■ **Information provided**
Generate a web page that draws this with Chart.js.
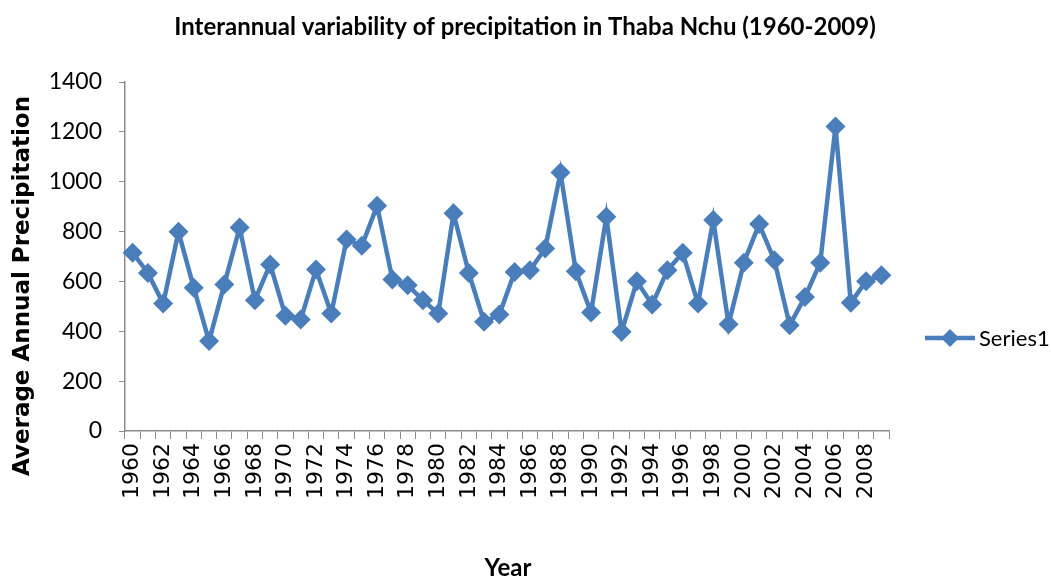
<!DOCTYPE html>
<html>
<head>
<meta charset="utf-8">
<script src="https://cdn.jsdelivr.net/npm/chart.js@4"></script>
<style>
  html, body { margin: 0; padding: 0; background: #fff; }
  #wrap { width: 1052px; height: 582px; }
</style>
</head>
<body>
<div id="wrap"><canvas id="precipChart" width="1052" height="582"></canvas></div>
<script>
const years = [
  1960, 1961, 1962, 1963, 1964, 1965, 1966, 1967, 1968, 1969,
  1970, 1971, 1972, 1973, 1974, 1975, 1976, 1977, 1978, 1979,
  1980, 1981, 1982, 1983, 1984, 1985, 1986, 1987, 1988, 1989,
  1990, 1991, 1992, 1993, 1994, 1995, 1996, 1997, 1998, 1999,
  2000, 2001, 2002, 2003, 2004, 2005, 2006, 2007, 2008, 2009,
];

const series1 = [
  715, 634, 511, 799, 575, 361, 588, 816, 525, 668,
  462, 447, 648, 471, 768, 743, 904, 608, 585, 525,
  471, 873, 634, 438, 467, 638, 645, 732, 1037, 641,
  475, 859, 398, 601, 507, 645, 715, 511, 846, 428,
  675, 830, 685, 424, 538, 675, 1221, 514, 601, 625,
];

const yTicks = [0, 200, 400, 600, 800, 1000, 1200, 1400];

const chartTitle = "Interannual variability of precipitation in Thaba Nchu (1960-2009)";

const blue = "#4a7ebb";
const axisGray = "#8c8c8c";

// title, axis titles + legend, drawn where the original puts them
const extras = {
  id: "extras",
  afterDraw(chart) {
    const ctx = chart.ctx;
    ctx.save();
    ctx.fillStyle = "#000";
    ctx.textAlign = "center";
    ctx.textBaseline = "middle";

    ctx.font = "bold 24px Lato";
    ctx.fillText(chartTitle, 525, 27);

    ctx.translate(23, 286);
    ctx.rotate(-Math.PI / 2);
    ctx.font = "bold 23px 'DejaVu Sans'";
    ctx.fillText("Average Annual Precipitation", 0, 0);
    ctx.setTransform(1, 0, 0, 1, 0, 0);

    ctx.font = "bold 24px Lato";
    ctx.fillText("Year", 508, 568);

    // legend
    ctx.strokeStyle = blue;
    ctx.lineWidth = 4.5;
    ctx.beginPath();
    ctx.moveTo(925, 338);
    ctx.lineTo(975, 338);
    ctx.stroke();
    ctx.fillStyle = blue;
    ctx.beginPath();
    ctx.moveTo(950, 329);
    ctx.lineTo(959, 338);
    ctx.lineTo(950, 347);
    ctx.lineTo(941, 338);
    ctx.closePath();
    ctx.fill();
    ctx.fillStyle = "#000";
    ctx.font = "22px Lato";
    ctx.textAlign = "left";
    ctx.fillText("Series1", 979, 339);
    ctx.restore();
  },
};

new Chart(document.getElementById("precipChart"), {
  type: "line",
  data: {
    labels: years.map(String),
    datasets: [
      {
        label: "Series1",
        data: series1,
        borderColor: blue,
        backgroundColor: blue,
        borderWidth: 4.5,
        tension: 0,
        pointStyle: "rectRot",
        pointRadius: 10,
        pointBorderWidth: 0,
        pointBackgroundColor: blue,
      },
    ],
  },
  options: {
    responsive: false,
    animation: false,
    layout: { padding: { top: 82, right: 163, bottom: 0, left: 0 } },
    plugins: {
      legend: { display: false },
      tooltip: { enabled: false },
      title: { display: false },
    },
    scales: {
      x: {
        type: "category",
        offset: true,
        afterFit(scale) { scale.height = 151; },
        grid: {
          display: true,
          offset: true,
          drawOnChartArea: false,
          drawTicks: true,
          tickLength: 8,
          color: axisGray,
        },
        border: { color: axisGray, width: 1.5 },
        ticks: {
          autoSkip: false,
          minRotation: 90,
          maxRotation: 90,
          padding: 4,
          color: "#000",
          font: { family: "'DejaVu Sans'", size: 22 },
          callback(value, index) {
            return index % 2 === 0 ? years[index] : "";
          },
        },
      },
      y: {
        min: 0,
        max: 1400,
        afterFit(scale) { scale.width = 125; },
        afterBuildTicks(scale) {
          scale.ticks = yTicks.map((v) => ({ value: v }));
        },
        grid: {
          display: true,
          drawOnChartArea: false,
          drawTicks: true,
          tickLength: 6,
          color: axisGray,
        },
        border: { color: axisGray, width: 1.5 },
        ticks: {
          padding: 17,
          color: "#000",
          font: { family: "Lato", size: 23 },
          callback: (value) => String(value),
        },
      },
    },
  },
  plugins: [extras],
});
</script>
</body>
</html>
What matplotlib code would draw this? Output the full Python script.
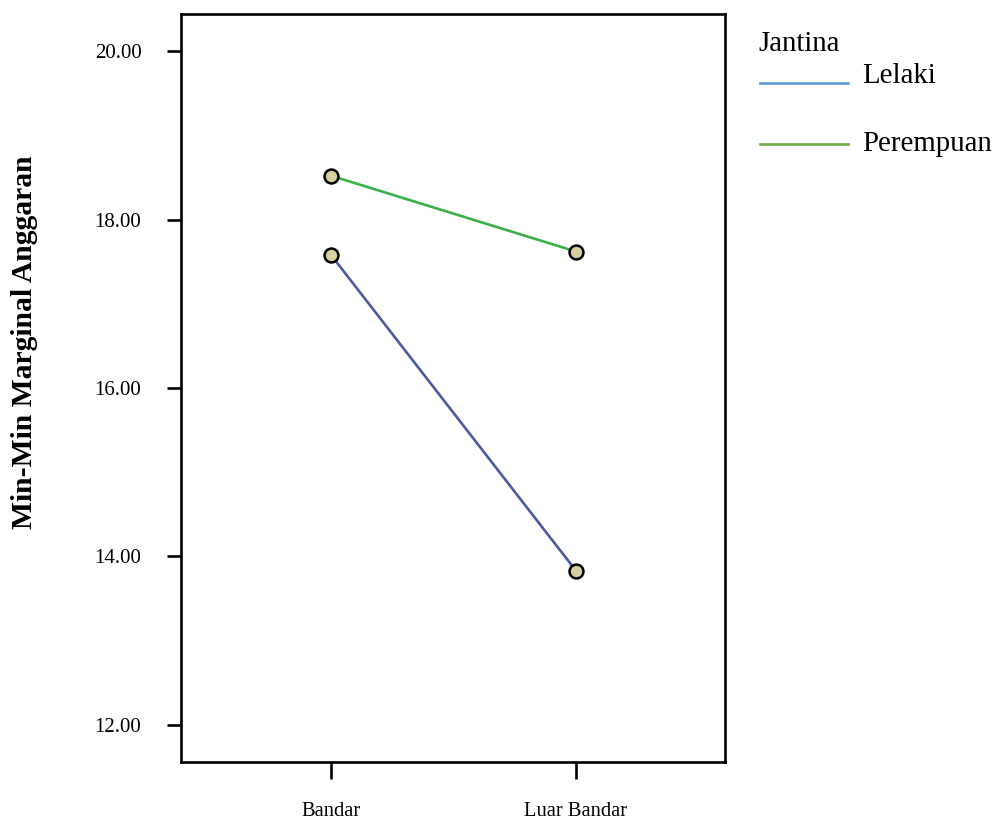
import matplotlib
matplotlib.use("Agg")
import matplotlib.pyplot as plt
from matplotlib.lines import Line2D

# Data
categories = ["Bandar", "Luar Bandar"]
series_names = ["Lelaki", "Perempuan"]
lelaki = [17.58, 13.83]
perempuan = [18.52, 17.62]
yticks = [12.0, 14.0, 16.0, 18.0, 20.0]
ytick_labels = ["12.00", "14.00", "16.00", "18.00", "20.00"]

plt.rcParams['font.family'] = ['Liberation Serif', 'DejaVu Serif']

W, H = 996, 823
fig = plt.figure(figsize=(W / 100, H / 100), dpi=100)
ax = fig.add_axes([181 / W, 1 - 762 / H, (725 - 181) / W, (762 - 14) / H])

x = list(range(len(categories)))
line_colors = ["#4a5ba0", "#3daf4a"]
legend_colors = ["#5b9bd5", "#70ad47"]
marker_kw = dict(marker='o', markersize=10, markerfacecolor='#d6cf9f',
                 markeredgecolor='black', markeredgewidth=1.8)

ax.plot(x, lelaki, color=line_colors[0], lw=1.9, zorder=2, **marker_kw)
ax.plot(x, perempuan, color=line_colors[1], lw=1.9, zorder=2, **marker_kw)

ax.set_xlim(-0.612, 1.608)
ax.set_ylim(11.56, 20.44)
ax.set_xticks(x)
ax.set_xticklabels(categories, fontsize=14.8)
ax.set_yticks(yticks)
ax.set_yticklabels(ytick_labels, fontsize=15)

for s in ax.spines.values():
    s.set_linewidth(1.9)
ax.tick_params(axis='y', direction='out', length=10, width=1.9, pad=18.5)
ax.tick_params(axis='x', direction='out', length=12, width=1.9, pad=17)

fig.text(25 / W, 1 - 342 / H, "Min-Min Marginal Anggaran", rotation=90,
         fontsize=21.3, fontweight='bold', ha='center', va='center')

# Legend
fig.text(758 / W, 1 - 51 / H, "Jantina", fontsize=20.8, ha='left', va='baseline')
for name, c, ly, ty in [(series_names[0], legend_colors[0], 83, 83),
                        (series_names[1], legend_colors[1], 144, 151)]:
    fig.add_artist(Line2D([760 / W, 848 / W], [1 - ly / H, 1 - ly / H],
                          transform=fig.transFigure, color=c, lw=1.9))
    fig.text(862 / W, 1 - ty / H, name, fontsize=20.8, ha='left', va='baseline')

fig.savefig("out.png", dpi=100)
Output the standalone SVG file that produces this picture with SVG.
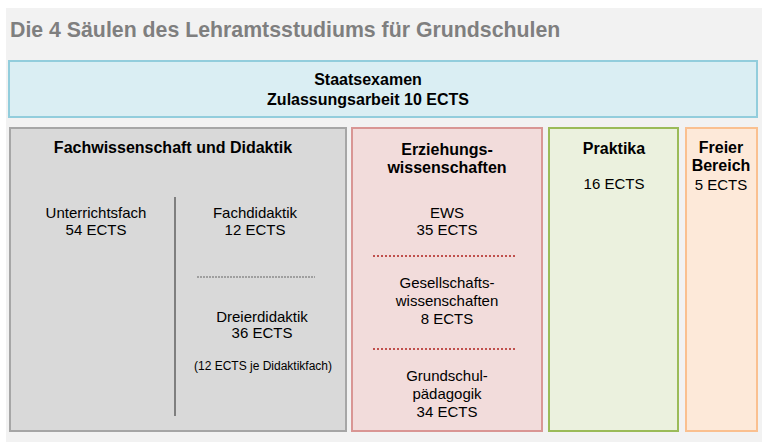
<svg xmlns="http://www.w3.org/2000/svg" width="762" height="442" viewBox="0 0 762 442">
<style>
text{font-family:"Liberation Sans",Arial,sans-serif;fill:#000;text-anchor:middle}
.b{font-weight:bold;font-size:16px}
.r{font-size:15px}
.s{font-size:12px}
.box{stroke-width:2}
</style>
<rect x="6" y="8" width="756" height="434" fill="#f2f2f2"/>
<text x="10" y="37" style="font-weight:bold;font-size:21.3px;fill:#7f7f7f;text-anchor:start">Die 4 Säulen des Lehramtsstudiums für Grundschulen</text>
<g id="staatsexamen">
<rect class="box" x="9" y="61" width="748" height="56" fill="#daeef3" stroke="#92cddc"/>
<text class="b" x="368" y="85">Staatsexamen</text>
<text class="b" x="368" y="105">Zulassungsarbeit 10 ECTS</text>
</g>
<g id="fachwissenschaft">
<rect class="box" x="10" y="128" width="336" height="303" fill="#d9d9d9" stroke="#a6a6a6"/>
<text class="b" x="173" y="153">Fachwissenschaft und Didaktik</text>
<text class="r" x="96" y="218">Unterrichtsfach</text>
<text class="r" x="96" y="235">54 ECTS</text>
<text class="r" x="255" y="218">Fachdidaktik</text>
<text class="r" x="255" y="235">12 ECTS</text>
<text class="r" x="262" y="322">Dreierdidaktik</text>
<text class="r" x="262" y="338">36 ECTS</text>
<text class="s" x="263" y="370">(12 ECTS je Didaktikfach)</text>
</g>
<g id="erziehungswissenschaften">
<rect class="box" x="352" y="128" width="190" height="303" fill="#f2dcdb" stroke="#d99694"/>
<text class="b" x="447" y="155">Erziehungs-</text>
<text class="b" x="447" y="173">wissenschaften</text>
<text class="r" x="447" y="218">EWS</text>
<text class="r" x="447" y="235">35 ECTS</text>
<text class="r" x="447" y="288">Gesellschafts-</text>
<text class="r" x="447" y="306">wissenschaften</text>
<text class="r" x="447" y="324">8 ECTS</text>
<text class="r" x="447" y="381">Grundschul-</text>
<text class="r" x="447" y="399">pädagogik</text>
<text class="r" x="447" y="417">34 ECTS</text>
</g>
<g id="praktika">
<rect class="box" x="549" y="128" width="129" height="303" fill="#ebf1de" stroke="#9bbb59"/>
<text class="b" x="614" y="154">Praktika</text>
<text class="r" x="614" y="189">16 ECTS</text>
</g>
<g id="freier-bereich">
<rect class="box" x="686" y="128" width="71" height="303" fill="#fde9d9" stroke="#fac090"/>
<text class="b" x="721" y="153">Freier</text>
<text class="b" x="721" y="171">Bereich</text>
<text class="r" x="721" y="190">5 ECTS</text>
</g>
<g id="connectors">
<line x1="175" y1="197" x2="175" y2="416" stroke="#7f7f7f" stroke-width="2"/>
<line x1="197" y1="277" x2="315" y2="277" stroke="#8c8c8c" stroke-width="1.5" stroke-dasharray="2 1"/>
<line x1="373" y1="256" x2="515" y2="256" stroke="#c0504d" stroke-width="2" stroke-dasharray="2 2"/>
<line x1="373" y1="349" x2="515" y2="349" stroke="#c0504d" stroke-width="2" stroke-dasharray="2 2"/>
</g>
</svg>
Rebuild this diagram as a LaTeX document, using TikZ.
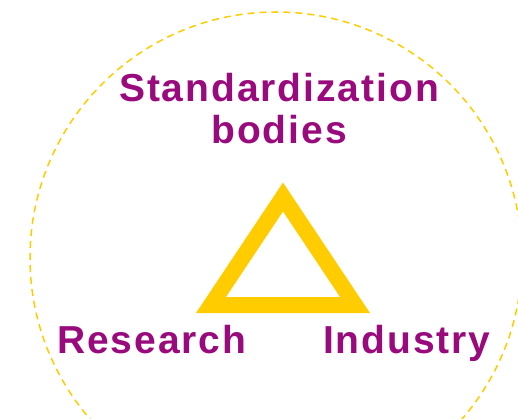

■ **Written instruction**
Repeat only the lines from the one holding "What matplotlib code" to the one holding "markeredgecolor='black', markeredgewidth=1.8)", both ends included, and drop the images.

■ **Answer to the exercise**
What matplotlib code would draw this? Output the full Python script.
import matplotlib
matplotlib.use("Agg")
import matplotlib.pyplot as plt
from matplotlib.lines import Line2D

# Data
categories = ["Bandar", "Luar Bandar"]
series_names = ["Lelaki", "Perempuan"]
lelaki = [17.58, 13.83]
perempuan = [18.52, 17.62]
yticks = [12.0, 14.0, 16.0, 18.0, 20.0]
ytick_labels = ["12.00", "14.00", "16.00", "18.00", "20.00"]

plt.rcParams['font.family'] = ['Liberation Serif', 'DejaVu Serif']

W, H = 996, 823
fig = plt.figure(figsize=(W / 100, H / 100), dpi=100)
ax = fig.add_axes([181 / W, 1 - 762 / H, (725 - 181) / W, (762 - 14) / H])

x = list(range(len(categories)))
line_colors = ["#4a5ba0", "#3daf4a"]
legend_colors = ["#5b9bd5", "#70ad47"]
marker_kw = dict(marker='o', markersize=10, markerfacecolor='#d6cf9f',
                 markeredgecolor='black', markeredgewidth=1.8)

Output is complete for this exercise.